It can take twice as many years to go down, as it took to go up.
Edward Leamer, economist at the UCLA Anderson School of Management, was presenting a paper at Jackson Hole, in which he gives the Federal Reserve an 'F' for failing to target the housing market.
In a Bloomberg interview, he explained why it takes so long for real estate markets to adjust. Whereas he thinks the builders will stabilize by the end of the year, owner occupied homes takes forever to adjust because sellers have the option to not sell.
Note - Bloomberg does not archive interviews, so this will only be available for a day or two, on Bloomberg's homepage.
Leamer explains why prices on owner occupied homes fall so slowly.
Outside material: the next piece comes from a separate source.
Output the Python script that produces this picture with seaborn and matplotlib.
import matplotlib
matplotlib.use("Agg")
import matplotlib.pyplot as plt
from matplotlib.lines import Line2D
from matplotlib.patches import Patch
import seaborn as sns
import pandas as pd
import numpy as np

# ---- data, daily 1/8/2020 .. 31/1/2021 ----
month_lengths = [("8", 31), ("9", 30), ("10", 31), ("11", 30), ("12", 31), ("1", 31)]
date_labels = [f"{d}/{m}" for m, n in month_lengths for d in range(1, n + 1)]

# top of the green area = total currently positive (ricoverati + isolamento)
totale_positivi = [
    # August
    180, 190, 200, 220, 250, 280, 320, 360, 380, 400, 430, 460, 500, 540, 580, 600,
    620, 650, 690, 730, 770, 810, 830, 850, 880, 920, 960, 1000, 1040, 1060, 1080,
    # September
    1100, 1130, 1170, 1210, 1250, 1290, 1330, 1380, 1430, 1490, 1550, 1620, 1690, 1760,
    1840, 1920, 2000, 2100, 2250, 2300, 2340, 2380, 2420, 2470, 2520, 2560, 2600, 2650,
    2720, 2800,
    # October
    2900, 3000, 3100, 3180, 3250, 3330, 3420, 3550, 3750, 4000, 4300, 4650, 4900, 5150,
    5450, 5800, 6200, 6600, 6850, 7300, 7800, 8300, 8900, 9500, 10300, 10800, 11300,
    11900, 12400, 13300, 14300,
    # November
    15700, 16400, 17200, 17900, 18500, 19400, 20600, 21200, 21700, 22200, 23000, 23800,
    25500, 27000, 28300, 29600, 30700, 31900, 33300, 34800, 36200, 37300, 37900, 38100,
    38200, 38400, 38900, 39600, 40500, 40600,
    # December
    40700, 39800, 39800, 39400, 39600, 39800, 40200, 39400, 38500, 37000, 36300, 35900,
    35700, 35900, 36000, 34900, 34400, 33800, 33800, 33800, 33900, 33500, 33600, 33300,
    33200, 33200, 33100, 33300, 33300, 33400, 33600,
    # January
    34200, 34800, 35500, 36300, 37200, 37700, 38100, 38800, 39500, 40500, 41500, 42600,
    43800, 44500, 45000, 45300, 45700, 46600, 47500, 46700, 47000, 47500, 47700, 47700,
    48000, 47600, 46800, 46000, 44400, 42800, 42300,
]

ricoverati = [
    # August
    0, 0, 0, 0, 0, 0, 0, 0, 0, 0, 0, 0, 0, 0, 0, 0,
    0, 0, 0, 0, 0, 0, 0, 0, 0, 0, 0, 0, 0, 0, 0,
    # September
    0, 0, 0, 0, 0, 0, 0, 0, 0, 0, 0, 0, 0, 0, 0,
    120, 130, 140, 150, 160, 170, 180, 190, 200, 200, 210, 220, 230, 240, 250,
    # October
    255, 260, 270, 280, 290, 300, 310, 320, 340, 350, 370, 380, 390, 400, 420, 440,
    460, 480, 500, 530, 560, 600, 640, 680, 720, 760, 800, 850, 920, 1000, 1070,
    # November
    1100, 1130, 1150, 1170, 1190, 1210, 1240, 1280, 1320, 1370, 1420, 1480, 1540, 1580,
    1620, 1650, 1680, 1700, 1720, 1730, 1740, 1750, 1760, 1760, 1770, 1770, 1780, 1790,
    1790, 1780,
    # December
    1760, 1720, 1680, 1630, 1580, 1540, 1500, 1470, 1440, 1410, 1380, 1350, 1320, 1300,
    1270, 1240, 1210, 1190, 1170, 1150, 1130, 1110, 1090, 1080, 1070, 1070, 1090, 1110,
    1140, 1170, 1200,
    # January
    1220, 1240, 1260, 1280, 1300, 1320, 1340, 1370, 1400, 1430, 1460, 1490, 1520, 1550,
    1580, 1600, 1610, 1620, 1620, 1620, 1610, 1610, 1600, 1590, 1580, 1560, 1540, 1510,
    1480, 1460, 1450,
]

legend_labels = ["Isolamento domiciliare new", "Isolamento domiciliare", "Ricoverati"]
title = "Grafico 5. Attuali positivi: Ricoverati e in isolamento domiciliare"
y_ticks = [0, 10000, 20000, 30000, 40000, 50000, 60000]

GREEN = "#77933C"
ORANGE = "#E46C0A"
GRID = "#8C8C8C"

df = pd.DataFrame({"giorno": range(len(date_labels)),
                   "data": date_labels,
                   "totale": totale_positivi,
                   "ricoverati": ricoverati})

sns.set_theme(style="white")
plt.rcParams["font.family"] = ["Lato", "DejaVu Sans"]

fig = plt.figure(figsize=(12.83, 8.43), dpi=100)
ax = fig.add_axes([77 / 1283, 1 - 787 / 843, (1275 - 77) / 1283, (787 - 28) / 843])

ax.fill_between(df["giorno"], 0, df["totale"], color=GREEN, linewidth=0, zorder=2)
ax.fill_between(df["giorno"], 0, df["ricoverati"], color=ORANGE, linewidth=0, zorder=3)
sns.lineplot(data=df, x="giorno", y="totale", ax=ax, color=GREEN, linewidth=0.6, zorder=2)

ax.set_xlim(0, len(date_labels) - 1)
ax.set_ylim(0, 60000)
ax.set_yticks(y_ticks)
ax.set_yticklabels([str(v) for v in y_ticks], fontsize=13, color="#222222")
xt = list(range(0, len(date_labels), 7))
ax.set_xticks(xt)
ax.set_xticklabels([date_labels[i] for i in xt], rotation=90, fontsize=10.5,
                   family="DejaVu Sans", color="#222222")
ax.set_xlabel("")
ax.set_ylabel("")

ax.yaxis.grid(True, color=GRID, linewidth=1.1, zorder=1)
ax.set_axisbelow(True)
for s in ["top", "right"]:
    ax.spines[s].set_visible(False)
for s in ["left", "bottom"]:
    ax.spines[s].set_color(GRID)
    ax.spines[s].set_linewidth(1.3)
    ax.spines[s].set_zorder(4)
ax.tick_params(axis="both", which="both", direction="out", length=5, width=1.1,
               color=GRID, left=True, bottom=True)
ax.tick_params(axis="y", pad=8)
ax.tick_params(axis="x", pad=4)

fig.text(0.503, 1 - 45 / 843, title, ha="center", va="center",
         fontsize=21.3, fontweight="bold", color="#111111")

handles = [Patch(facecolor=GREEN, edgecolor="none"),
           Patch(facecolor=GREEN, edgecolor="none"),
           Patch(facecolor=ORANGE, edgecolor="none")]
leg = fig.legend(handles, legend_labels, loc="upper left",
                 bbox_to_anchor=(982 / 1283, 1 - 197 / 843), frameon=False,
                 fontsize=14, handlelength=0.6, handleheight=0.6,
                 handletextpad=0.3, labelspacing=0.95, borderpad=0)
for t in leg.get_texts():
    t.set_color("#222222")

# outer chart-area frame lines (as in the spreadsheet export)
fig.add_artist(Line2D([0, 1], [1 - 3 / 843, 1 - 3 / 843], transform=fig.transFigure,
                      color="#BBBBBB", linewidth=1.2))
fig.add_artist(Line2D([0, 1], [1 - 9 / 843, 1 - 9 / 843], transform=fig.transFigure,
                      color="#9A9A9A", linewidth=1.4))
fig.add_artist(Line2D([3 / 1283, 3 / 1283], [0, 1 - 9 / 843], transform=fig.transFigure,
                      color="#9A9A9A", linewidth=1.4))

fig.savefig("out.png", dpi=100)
Sellers dig in their heels, year after year after year.
"If I don't get my price, I'm not gonna sell"...next year they say, "If I don't get my price I'm not gonna sell."
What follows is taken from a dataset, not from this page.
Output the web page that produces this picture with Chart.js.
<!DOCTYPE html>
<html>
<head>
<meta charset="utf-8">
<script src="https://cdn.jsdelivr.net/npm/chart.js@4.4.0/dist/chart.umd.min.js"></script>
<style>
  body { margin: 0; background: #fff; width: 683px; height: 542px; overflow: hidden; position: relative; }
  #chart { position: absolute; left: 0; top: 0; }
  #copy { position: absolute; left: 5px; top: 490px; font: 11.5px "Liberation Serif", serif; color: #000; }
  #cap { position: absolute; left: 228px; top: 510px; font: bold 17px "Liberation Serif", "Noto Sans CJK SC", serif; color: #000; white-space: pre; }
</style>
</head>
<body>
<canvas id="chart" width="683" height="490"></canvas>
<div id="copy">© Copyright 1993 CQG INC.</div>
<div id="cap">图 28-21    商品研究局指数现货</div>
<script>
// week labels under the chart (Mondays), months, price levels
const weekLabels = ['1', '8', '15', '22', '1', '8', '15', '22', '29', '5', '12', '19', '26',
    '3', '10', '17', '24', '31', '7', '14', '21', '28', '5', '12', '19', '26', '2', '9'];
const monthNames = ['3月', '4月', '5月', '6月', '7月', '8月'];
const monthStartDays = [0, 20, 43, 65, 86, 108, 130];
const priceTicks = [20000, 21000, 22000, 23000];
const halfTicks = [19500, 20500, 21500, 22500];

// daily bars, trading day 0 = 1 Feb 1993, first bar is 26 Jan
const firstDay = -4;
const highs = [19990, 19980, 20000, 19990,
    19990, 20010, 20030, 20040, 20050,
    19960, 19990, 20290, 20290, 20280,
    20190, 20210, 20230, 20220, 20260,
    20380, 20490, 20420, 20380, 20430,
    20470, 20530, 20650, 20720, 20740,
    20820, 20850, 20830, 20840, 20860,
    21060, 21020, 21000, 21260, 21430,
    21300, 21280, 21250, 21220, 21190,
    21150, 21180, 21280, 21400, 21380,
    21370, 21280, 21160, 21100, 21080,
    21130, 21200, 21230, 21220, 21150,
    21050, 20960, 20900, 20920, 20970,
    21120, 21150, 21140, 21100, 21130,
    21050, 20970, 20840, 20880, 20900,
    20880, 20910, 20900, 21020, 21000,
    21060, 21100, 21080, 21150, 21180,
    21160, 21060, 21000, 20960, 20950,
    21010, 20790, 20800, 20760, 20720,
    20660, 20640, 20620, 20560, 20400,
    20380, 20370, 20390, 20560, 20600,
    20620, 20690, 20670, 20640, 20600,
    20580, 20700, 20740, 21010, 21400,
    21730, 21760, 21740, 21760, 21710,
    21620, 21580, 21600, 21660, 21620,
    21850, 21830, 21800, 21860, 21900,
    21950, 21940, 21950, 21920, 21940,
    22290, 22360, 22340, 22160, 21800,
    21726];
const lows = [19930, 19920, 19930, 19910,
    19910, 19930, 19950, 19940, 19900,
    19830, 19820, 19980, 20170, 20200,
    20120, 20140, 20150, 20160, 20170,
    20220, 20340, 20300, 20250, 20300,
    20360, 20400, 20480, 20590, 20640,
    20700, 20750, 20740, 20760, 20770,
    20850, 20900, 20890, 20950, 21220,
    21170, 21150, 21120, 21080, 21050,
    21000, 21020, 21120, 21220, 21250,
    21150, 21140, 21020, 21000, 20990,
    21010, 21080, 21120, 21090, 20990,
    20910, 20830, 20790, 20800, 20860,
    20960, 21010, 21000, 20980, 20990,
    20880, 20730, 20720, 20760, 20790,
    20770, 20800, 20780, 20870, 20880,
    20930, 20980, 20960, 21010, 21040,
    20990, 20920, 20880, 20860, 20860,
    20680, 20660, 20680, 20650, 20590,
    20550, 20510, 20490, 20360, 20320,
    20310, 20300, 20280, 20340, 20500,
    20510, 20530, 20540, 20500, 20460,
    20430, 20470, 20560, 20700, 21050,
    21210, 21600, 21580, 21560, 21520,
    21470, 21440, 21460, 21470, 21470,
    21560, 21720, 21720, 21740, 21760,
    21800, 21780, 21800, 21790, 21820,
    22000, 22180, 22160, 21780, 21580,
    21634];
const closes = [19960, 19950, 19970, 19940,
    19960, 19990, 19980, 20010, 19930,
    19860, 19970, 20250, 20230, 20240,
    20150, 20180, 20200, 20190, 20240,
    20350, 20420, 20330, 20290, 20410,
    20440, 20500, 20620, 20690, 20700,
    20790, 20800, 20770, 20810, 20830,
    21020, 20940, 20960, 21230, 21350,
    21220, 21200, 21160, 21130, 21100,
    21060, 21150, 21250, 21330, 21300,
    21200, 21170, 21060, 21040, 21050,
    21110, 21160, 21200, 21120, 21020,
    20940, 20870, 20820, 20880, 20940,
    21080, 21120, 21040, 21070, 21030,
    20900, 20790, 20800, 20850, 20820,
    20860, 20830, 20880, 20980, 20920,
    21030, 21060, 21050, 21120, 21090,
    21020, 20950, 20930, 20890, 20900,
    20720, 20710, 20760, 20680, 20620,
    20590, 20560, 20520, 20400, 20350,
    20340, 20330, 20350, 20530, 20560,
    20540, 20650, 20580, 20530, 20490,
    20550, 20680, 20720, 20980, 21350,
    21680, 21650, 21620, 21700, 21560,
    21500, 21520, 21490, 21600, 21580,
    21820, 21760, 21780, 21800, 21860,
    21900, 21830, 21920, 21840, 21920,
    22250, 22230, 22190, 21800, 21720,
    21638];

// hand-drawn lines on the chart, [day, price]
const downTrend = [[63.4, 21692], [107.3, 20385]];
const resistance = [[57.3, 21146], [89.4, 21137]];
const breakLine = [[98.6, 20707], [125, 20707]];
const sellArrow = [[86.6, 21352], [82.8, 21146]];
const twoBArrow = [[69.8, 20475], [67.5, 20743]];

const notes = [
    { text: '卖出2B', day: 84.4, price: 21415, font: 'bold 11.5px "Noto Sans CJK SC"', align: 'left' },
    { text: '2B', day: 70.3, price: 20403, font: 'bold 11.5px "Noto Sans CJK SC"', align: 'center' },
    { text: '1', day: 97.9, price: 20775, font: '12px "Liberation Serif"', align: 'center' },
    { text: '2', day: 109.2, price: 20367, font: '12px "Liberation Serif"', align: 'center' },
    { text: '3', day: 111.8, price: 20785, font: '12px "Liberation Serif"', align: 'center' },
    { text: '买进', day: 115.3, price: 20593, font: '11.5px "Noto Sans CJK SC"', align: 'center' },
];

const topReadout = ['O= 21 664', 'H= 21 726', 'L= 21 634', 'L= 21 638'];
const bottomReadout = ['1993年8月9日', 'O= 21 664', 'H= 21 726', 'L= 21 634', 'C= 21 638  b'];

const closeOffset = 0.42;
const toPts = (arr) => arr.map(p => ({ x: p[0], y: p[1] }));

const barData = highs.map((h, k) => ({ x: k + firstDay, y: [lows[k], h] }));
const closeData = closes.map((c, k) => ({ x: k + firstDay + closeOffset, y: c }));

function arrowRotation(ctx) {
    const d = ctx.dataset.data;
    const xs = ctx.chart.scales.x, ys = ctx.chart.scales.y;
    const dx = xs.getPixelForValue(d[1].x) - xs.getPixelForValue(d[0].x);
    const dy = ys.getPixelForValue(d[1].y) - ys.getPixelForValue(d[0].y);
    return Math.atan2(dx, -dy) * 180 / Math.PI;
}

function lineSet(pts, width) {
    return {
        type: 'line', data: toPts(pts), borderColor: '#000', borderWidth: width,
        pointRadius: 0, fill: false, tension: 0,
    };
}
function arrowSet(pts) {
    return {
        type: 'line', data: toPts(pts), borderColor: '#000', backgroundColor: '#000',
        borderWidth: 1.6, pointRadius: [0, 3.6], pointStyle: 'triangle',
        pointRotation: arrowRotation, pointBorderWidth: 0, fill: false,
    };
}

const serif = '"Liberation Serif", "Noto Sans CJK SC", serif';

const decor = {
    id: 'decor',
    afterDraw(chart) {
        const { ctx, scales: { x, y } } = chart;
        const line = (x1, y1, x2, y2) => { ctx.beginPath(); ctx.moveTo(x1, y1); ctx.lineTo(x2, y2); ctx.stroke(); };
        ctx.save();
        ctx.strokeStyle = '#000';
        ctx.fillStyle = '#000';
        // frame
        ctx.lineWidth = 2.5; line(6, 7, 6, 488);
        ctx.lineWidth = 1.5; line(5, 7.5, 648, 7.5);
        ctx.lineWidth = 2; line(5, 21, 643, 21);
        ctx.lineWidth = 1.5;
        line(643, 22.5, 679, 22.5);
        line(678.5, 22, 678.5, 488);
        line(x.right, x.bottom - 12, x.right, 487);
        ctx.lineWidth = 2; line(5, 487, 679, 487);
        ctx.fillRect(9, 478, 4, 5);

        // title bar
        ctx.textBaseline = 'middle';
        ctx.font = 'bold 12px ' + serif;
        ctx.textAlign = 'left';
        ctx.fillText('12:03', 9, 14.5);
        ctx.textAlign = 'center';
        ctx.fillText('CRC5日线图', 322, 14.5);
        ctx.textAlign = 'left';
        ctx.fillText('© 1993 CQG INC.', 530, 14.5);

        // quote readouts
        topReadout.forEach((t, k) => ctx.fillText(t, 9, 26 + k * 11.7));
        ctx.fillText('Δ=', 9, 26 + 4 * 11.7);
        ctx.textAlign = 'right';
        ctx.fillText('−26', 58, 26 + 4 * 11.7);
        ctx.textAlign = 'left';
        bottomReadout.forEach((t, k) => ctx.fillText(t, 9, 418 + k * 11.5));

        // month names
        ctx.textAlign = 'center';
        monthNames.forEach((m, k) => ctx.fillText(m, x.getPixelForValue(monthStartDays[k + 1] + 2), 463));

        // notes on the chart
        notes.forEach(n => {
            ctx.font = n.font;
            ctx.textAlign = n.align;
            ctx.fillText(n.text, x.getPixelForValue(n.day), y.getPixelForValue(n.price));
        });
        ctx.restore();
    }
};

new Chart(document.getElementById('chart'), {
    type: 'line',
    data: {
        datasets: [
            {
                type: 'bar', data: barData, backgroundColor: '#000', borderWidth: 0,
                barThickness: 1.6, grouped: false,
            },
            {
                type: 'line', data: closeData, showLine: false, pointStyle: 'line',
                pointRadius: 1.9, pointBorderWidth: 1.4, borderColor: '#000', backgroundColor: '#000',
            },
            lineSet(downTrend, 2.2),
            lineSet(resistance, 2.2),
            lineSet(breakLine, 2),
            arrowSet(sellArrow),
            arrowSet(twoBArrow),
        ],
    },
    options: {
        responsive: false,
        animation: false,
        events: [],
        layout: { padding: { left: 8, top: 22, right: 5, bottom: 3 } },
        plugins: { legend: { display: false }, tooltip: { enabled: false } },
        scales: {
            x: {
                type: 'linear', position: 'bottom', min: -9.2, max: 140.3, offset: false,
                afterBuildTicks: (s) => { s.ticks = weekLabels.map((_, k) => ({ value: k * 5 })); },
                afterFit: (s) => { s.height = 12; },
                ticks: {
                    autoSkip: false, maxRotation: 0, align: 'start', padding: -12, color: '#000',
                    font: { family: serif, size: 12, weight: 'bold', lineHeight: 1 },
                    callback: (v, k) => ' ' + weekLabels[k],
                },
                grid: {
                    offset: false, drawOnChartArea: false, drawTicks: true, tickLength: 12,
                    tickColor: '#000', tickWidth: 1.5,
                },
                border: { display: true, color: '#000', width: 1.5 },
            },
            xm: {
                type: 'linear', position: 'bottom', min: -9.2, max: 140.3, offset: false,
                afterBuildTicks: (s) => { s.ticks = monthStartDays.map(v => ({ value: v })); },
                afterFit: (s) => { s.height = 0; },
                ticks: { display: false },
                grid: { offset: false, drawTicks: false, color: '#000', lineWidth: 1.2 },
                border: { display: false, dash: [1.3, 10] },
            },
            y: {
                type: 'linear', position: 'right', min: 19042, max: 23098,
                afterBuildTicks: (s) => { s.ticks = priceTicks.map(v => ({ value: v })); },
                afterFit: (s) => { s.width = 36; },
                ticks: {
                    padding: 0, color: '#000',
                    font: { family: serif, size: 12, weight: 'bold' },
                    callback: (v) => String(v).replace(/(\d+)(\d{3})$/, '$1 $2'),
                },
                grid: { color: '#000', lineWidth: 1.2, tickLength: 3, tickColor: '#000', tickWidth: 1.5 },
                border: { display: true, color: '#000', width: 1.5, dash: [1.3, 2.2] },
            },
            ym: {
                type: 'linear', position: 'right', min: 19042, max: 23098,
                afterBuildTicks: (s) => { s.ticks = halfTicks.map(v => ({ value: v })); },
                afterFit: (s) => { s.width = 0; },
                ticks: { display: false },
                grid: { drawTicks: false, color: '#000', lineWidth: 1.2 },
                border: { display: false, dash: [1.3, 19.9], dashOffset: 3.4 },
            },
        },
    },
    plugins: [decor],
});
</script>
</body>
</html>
So it takes forever to normalize, because the prices don't fall as fast as they need to.
Prices in some Calfiornia markets need to fall 30-40%. The downturn is inevitable.
...but the sellers of owner occupied homes just don't let that happen, because they say "I'm not selling unless I get my price", so what happens is that transaction prices move down ever so slowly and you don't get a normalized market price... [cut off, end of interview...he probably meant to finish by saying "for a long time]
Hat tip to Tanta at Calculated Risk for finding this total gem of a quote in economist Edward Leamer's paper , which he presented at the Jackson Hole, Wyoming conference. Dr. Leamer totally nailed the emotional component of sellers. This is one of the best quotes I have ever seen! In bold, I put the parts relating to prices, sales, or volume.
We love our homes. We don’t love our investments in General Motors or IBM, and when the stock market sends us the daily message that share prices have plummeted, we reluctantly accept that unwelcome reality. Homes are different. We have a close personal relationship with our homes. When the market is hot, buyers stream by our front doors proclaiming that they love our homes even more than we do by offering prices beyond our wildest dreams. Charmed by that flattery, many of us sell our loved ones, confidant that we have turned our homes over to people who will treat them well. Thus rising prices and high sales volumes. When the market cools, however, only a few prospective buyers come to our front doors, and those prospective buyers bring a most unsettling message: “We know you love your home, but it isn’t worth nearly as much as you think.” That can be a deal-breaker for female owners, but the clincher for males is the fact that their idiot neighbor sold his home for $1 million just last year, and the male owner is not going to take a penny less than that. It doesn’t matter what the market thinks. This house is worth $1million. Period.
Housing hormones, both estrogen and testosterone, make owners very unwilling to sell into a weak market and that unwillingness tends to keep the prices of homes actually sold high while greatly reducing the volumes of homes sold. What we observe are not market prices but sellers’ prices.
If you don’t like this love story, another good one is that sellers look backward, remembering what they or their neighbors paid, but buyers look forward, wondering what the house might be worth in a couple of years. Positioned in time looking in different directions, when the market is rising, owners estimate the value less than prospective buyers, and a sale occurs, but when the market is falling, the owners remember the good old days of high prices, and the buyers are thinking about a better deal in a couple of months. Then there is no transaction, unless it is at the high sellers prices. A third story comes from the behavioral economics: It’s loss aversion.7 As long as I don’t sell my home, I can comfortably maintain that it is worth what I paid for it.